Leaders who develop solid coaching habits and a coaching mindset that supports their teams will be ahead of the change curve and have the tools to adapt to the ever-changing landscape of business.
To be truly effective as a business leader today, having an engaged and productive team is essential for business growth.
Now, more than ever, the traditional structure of the business world is in chaos. The lesson for executives is that a shift from systems management to coaching people for engagement and performance is critical. By adopting a coaching mindset business leaders are able to advance creativity, innovation and compassion.
What does it take for business leaders to begin developing a coaching mindset? Here are 3 habits to help you get started.
1. Be Curious
Business leaders who are open and curious are better at facilitating innovation and creativity.
Adopting a beginner’s mind of openness and letting go of any preconceived ideas about what might happen next is key to unlocking surprising answers to everyday questions.
Recently, a coaching colleague assessed the productivity of a medium-sized tech company. As they walked the production floor, the CEO revealed that his development team lacked innovation even though it was a core value of the company and a key differentiator in the marketplace. When the coach asked, “What’s changed since this time last year?” the CEO replied, “Nothing! We don’t want any surprises around here.” The CEO was unconsciously sabotaging his competitive advantage.
It’s time to get curious about why you do the things you do and ask the following questions:
What behaviours are holding you or your team back from creating the next breakthrough?
How might a small change in behaviour push the envelope?
Take it a step further, and ask the pat question of all curious 3 year-olds, “Why?”
Innovation thrives on curiosity.
2. Ask Powerful questions
Every business leader has the answer to any question that might come up on any given day. They are the CEO or team leader for a reason, right? But having all the answers stifles creativity. Asking powerful questions gets your team thinking out of the box.
Here are some fundamental components of a powerful question:
- Coaching questions should be future- and possibilities-oriented.
- Instead of yes or no, a powerful question elicits an open-ended answer.
- Integrate and mirror your team’s exact language back to them.
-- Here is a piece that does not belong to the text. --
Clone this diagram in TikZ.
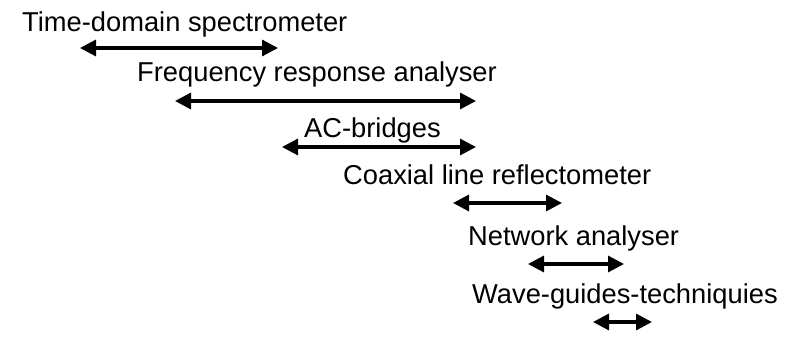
\documentclass[tikz,border=0pt]{standalone}
\usepackage{fontspec}
\setmainfont{Liberation Sans}
\usetikzlibrary{arrows.meta}
\begin{document}
\begin{tikzpicture}[x=1pt,y=-1pt,
  lbl/.style={anchor=base west,inner sep=0pt,font=\fontsize{27.3}{31}\selectfont},
  rng/.style={line width=3.2pt,{Triangle[length=16pt,width=16pt]}-{Triangle[length=16pt,width=16pt]}}]
\useasboundingbox[fill=white] (0,0) rectangle (793,342);
\node[lbl] (t1) at (22,32) {Time-domain spectrometer};
\node[lbl] (t2) at (137,82) {Frequency response analyser};
\node[lbl] (t3) at (304,138) {AC-bridges};
\node[lbl] (t4) at (343,185) {Coaxial line reflectometer};
\node[lbl] (t5) at (468,245) {Network analyser};
\node[lbl] (t6) at (472,303) {Wave-guides-techniquies};
\coordinate (a1) at (80,48);  \coordinate (b1) at (278,48);
\coordinate (a2) at (175,101); \coordinate (b2) at (476,101);
\coordinate (a3) at (282,147); \coordinate (b3) at (476,147);
\coordinate (a4) at (453,203); \coordinate (b4) at (562,203);
\coordinate (a5) at (528,264); \coordinate (b5) at (624,264);
\coordinate (a6) at (593,322); \coordinate (b6) at (652,322);
\draw[rng] (a1) -- (b1);
\draw[rng] (a2) -- (b2);
\draw[rng] (a3) -- (b3);
\draw[rng] (a4) -- (b4);
\draw[rng] (a5) -- (b5);
\draw[rng] (a6) -- (b6);
\end{tikzpicture}
\end{document}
It shows you’re listening, builds rapport, and creates trust.
- Cultivates learning for the team and individuals by promoting self-awareness and internal accountability.
- Challenges beyond current thinking and evokes insight.
Learning to ask the kind of powerful questions that evoke learning and insight are keys to unlocking your team’s full creative potential.
3. Practice radical kindness
Leaders who practise radical kindness are more likely to be compassionate and connected with their team.
According to PositivePsychology.com, “acts of kindness in the workplace impact not only the carer and the receiver, but it also has a positive impact on the performance culture as a whole.”
In a coaching conversation, radical kindness is counterintuitive. It requires allowing the person you’re coaching space and time to get resourceful and find answers from within rather than jumping in a solving the problem.
I’m always amazed at the answers my clients come up with. My ego gets the better of me at times, and I feel I can intuit what a client might say, but they always surprise me!
Allow your team to surprise you.
- Listen without judgement or comment, and remain unattached from the outcome.
- Watch for emotional and physical cues that change is happening—for example, a shift in the tone of voice or body movements.
- Remain silent as your team ruminates over your powerful question. Allow time for your team to get resourceful.
- It’s easy to jump in and give your solution to the problem. But that’s what you’ve always done. Seek to understand rather than solve a problem.
When you practise radical kindness at work, you build connections and engagement with your team.
These 3 coaching habits of curiosity, powerful questions, and radical kindness will help you develop a coaching mindset that cultivates compassion, creativity, and innovation.
There are many more ways for business leaders, entrepreneurs and executives to develop a coaching habit, such as supporting individual and team growth, connecting to your team’s meta-programming, setting realistic and achievable goals, and maintaining alignment with stakeholder agreements.
Business leaders must push the envelope of what it means to lead in today’s uncertain times.
Working with a coach will systematically help to improve your coaching habits and create an environment for a coaching mindset to thrive.